SHORT PROBLEM -> Would you print the material exactly, starting at its first line and ending at the line holding "W, H = 697, 489"?

________

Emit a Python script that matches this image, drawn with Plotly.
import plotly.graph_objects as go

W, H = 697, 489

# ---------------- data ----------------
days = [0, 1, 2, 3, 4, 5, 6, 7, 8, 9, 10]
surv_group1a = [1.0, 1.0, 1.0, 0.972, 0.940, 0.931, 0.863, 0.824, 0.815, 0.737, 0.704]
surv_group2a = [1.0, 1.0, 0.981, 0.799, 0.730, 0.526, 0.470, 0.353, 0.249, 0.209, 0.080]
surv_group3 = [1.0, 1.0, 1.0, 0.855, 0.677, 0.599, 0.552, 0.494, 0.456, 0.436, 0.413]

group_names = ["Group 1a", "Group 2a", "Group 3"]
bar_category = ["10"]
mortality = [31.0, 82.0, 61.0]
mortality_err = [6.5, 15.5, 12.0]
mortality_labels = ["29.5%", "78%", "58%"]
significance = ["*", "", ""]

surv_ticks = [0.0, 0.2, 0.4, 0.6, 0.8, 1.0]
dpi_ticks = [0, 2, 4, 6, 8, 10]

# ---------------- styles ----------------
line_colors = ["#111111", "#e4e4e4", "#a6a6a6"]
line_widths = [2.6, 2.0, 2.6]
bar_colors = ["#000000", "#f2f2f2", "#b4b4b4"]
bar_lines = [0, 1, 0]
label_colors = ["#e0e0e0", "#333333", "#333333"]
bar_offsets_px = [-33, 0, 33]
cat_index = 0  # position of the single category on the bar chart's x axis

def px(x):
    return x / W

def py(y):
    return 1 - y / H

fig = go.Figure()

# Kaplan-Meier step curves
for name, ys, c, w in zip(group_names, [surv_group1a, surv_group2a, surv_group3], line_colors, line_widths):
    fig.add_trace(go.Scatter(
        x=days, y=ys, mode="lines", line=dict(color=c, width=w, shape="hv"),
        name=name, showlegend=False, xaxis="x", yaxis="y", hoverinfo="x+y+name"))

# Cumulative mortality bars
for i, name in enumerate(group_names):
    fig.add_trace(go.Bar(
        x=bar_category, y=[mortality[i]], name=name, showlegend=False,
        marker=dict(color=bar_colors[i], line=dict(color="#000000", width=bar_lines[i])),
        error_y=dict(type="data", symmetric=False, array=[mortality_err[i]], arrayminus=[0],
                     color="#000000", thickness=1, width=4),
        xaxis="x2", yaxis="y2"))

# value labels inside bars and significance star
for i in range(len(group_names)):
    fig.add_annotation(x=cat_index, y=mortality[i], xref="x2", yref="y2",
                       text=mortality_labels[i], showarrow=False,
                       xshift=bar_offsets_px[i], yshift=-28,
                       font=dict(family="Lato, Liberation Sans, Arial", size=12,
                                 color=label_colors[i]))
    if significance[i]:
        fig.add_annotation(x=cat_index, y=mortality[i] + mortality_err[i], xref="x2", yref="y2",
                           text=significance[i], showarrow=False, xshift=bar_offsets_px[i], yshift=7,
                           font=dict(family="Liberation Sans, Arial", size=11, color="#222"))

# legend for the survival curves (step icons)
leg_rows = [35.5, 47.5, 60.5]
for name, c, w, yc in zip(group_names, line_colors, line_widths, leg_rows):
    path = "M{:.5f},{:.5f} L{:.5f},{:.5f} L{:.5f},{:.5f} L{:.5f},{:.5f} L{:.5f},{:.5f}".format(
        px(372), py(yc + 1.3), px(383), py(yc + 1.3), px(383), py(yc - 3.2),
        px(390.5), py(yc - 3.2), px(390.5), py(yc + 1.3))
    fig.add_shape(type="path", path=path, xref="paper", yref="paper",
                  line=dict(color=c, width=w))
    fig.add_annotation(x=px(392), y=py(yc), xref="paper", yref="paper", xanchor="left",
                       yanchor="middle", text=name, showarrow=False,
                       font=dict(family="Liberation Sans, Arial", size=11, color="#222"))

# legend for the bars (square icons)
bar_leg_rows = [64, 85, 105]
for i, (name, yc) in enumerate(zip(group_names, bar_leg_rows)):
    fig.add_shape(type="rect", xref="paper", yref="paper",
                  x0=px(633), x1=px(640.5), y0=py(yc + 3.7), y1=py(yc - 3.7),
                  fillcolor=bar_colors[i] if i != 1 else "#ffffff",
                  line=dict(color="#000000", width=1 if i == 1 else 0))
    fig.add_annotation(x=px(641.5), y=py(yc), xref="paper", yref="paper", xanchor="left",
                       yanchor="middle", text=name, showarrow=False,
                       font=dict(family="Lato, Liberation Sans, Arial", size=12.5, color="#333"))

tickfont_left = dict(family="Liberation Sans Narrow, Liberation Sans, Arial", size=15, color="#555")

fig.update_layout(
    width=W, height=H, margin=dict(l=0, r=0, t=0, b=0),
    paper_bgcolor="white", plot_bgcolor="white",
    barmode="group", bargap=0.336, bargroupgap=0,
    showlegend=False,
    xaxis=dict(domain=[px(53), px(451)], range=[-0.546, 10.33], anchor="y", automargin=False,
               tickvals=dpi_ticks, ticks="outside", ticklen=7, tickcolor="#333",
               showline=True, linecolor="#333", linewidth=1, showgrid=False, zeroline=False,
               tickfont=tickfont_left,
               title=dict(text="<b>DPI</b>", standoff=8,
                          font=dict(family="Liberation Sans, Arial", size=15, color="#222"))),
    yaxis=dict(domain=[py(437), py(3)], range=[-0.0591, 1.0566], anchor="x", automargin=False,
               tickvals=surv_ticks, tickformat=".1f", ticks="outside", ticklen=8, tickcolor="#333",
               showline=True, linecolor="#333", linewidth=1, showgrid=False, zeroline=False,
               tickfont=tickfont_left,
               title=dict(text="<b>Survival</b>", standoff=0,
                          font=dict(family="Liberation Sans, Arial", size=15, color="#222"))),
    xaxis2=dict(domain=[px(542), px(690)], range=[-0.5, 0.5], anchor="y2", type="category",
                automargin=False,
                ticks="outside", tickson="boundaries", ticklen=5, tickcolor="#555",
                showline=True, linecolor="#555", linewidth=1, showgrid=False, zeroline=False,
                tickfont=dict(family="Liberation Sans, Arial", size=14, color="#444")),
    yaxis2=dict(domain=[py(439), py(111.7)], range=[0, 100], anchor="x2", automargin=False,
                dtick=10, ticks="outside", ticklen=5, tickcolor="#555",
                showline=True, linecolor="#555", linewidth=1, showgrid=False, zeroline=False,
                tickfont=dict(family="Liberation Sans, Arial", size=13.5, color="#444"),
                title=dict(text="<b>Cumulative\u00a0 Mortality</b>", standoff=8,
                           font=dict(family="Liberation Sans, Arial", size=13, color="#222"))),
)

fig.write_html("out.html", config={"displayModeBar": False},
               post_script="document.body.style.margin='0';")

________

REPLY TO THE TASK ->
Emit a Python script that matches this image, drawn with Plotly.
import plotly.graph_objects as go

W, H = 697, 489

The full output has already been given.